# Urgent problem!!!!!!!!!!!!!!!!!!!!!!!!!!!!!!!!!!!!!!!!!!! !!!!!!!!!!!!!!!!!!!!!!!!!!!!



## abratforarat (Jan 12, 2014)

*Urgent problem!!!!!!!!!!!!!!!!!!!!!!!!!!!!!!!!!!!!!!!!!!! !!!!!!!!!!!!!!!!!!!!!!!!!!!!*

MY DAD JUST FOUND OUT A MOUSE WAS LIVING IN OUR CAR 'CAUSE HE SAW CHEWING ON THE DOG FOOD HE WAS CARRYING INTO THE HOUSE!!!!!!!!! What's gonna happen? How do I trap the mouse and get her/him out of our car before he/she gets hurt???!!!!! URGENT!!!! PLEASE HELP! Mahalo! (Thanks in Hawaiian).


----------



## Gribouilli (Dec 25, 2015)

did anyone saw the mouse?
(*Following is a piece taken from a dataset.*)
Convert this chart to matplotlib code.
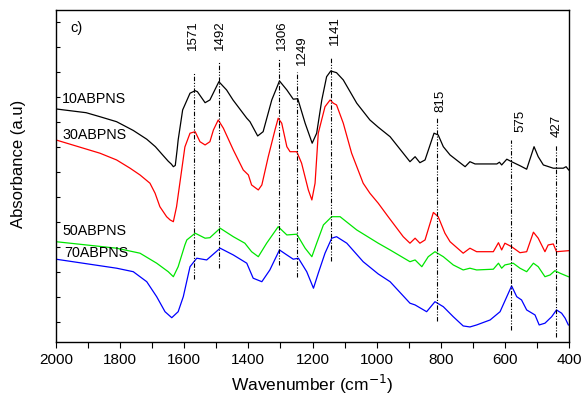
import matplotlib
matplotlib.use("Agg")
import matplotlib.pyplot as plt
import numpy as np

plt.rcParams['font.family'] = ['Liberation Sans', 'DejaVu Sans']

# ---- data ----
wn_10 = [2000, 1906, 1863, 1811, 1759, 1717, 1690, 1666, 1650, 1640, 1634, 1628, 1622, 1619, 1605,
         1582, 1566, 1559, 1535, 1520, 1492, 1468, 1448, 1405, 1395, 1371, 1354, 1327, 1303, 1280,
         1260, 1246, 1223, 1201, 1187, 1171, 1156, 1143, 1125, 1104, 1062, 1021, 995, 958, 896, 880,
         865, 849, 821, 808, 792, 771, 724, 709, 693, 625, 617, 610, 594, 579, 553, 532, 509, 496,
         480, 449, 418, 409, 401]
ab_10 = [8.51, 8.36, 8.20, 8.00, 7.65, 7.30, 7.00, 6.65, 6.42, 6.30, 6.20, 6.25, 6.90, 7.27, 8.47,
         9.14, 9.24, 9.20, 8.76, 8.87, 9.60, 9.27, 8.87, 8.14, 8.00, 7.43, 7.60, 8.87, 9.63, 9.27,
         8.90, 8.92, 7.94, 7.14, 7.54, 8.87, 9.80, 10.03, 9.96, 9.67, 8.74, 8.07, 7.78, 7.40, 6.40, 6.60,
         6.36, 6.47, 7.54, 7.47, 7.00, 6.67, 6.20, 6.40, 6.31, 6.31, 6.38, 6.27, 6.50, 6.40, 6.24, 6.10,
         7.00, 6.60, 6.27, 6.14, 6.14, 6.20, 6.07]

wn_30 = [2000, 1863, 1811, 1769, 1738, 1707, 1691, 1676, 1655, 1644, 1634, 1624, 1608, 1598, 1582,
         1566, 1551, 1535, 1520, 1509, 1494, 1478, 1447, 1416, 1400, 1390, 1369, 1358, 1338, 1317,
         1307, 1296, 1280, 1270, 1249, 1234, 1213, 1202, 1192, 1182, 1161, 1145, 1135, 1125, 1104,
         1078, 1042, 1021, 995, 964, 917, 896, 880, 865, 849, 823, 808, 787, 771, 730, 709, 688, 636,
         620, 610, 600, 579, 553, 532, 511, 496, 475, 465, 449, 439, 402]
ab_30 = [7.27, 6.74, 6.47, 6.14, 5.87, 5.54, 5.14, 4.60, 4.20, 4.07, 4.00, 4.60, 6.07, 6.99, 7.54,
         7.60, 7.20, 7.07, 7.20, 7.67, 8.07, 7.74, 6.87, 6.07, 5.87, 5.47, 5.27, 5.47, 6.60, 7.67,
         8.14, 7.94, 7.00, 6.80, 6.80, 6.34, 5.27, 4.87, 5.54, 7.54, 8.60, 8.87, 8.74, 8.67, 7.94,
         6.74, 5.54, 5.14, 4.74, 4.20, 3.40, 3.14, 3.34, 3.14, 3.27, 4.37, 4.20, 3.54, 3.20, 2.74, 2.94,
         2.80, 2.80, 3.16, 2.87, 3.14, 3.00, 2.76, 2.80, 3.58, 3.34, 2.80, 3.07, 3.11, 2.80, 2.84]

wn_50 = [2000, 1811, 1738, 1686, 1650, 1634, 1619, 1598, 1592, 1566, 1535, 1520, 1488, 1447, 1411,
         1390, 1369, 1343, 1307, 1280, 1249, 1223, 1202, 1187, 1166, 1140, 1114, 1062, 995, 958,
         896, 880, 859, 839, 818, 792, 761, 730, 709, 688, 636, 620, 610, 600, 574, 553, 532, 511,
         496, 475, 459, 444, 428, 402]
ab_50 = [3.20, 2.94, 2.74, 2.34, 2.00, 1.80, 2.20, 3.07, 3.27, 3.54, 3.34, 3.36, 3.74, 3.40, 3.14,
         2.80, 2.60, 3.14, 3.80, 3.47, 3.50, 2.94, 2.60, 3.14, 3.87, 4.20, 4.20, 3.67, 3.14, 2.87,
         2.40, 2.47, 2.20, 2.60, 2.80, 2.60, 2.27, 2.07, 2.14, 2.07, 2.10, 2.34, 2.14, 2.27, 2.34,
         2.14, 2.00, 2.34, 2.20, 1.80, 1.87, 2.04, 1.94, 1.80]

wn_70 = [2000, 1811, 1759, 1717, 1686, 1660, 1639, 1619, 1603, 1582, 1561, 1530, 1488, 1447,
         1405, 1385, 1358, 1333, 1303, 1280, 1260, 1244, 1218, 1197, 1182, 1161, 1140, 1125, 1093,
         1042, 995, 958, 896, 880, 844, 818, 792, 761, 730, 709, 688, 646, 615, 594, 579, 563, 548,
         532, 506, 493, 475, 454, 439, 423, 412, 402]
ab_70 = [2.50, 2.14, 2.00, 1.60, 1.00, 0.40, 0.16, 0.40, 1.00, 2.20, 2.54, 2.47, 2.94, 2.67,
         2.34, 1.74, 1.60, 2.07, 2.87, 2.67, 2.50, 2.54, 2.00, 1.34, 1.94, 2.74, 3.34, 3.40, 3.14,
         2.40, 1.91, 1.60, 0.74, 0.67, 0.40, 0.80, 0.60, 0.20, -0.17, -0.21, -0.13, 0.07, 0.40, 1.00,
         1.43, 1.00, 0.87, 0.47, 0.27, -0.13, -0.06, 0.20, 0.47, 0.34, 0.14, -0.13]

series_names = ["10ABPNS", "30ABPNS", "50ABPNS", "70ABPNS"]
series_colors = ["black", "#ff0000", "#00e600", "#0000ff"]

# peak markers: label, line position, line top, line bottom
peak_labels = ["1571", "1492", "1306", "1249", "1141", "815", "575", "427"]
peak_pos = [1569, 1491, 1305, 1249, 1142, 813, 582, 441]
peak_top = [9.95, 10.39, 10.55, 9.99, 10.59, 8.19, 7.27, 7.07]
peak_bot = [1.71, 2.14, 2.27, 1.80, 2.43, 0.04, -0.33, -0.60]
label_pos = [1572, 1488, 1296, 1234, 1130, 802, 553, 438]
label_bot = [10.87, 10.87, 10.87, 10.27, 11.07, 8.39, 7.59, 7.39]

name_pos = [1981, 1981, 1981, 1975]
name_y = [8.90, 7.47, 3.64, 2.74]

x_ticks = [2000, 1800, 1600, 1400, 1200, 1000, 800, 600, 400]

# ---- plot ----
fig = plt.figure(figsize=(5.82, 4.01), dpi=100)
ax = fig.add_axes([56 / 582, 59 / 401, 513 / 582, 332 / 401])

data = [(wn_10, ab_10), (wn_30, ab_30), (wn_50, ab_50), (wn_70, ab_70)]
for (w, a), c in zip(data, series_colors):
    ax.plot(w, a, color=c, lw=0.9)

for p, t, b in zip(peak_pos, peak_top, peak_bot):
    ax.plot([p, p], [b, t], color="black", lw=0.8, dashes=(4, 1.5, 1, 1.5, 1, 1.5))

for lab, p, yb in zip(peak_labels, label_pos, label_bot):
    ax.text(p, yb, lab, rotation=90, ha="center", va="bottom", fontsize=9.5,
            family=['Liberation Sans Narrow', 'Liberation Sans', 'DejaVu Sans'])

for n, p, y in zip(series_names, name_pos, name_y):
    ax.text(p, y, n, ha="left", va="center", fontsize=10.3)

ax.text(1956, 11.75, "c)", ha="left", va="center", fontsize=10.5)

ax.set_xlim(2000, 400)
ax.set_ylim(-0.812, 12.468)
ax.set_xticks(x_ticks)
ax.set_xticks(np.arange(400, 2001, 100), minor=True)
ax.set_yticks(np.arange(0, 13, 1))
ax.set_yticklabels([])
ax.tick_params(axis="x", which="both", direction="out", length=4, width=0.8, labelsize=11, pad=4)
ax.tick_params(axis="y", which="both", direction="in", length=3, width=0.8)
for s in ax.spines.values():
    s.set_linewidth(1.0)

ax.set_xlabel("Wavenumber (cm$^{-1}$)", fontsize=12.5, labelpad=4)
ax.set_ylabel("Absorbance (a.u)", fontsize=12)
ax.yaxis.set_label_coords(-0.058, 0.536)

fig.savefig("out.png", dpi=100)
Your dad might just have bought the dog food already chewed up. Or the mouse could have been hiding into the dog food after chewing its way into it. So are you sure there is a mouse in your car?Do you have a live trap or do you know anyone who you could borrow one from?


----------



## abratforarat (Jan 12, 2014)

I don't know! I was eavesdropping. Theres no way I'll kill a mouse


----------



## Gribouilli (Dec 25, 2015)

Can you ask your dad if he actually saw a mouse? Chances are that the package was already chewed up when you dad bought it, and that there is no mouse in the cat.


----------



## abratforarat (Jan 12, 2014)

Alright! And if there is? In case? I don't want her/him to be hurt!!


----------



## JAnimal (Jul 23, 2014)

Try leaving a bait in your car and see if it gets eaten.


----------



## abratforarat (Jan 12, 2014)

Alright!! If it does?


----------



## Gribouilli (Dec 25, 2015)

Get a live trap! What is your dad planning to do?


----------



## abratforarat (Jan 12, 2014)

I don't know he's not home. He's probably wouldn't hurt 
the mouse, but I don't know! I'll see what I can do about the live trap! Thanks for helping, guys!!!!! I'll update you about our little mouse friend!


----------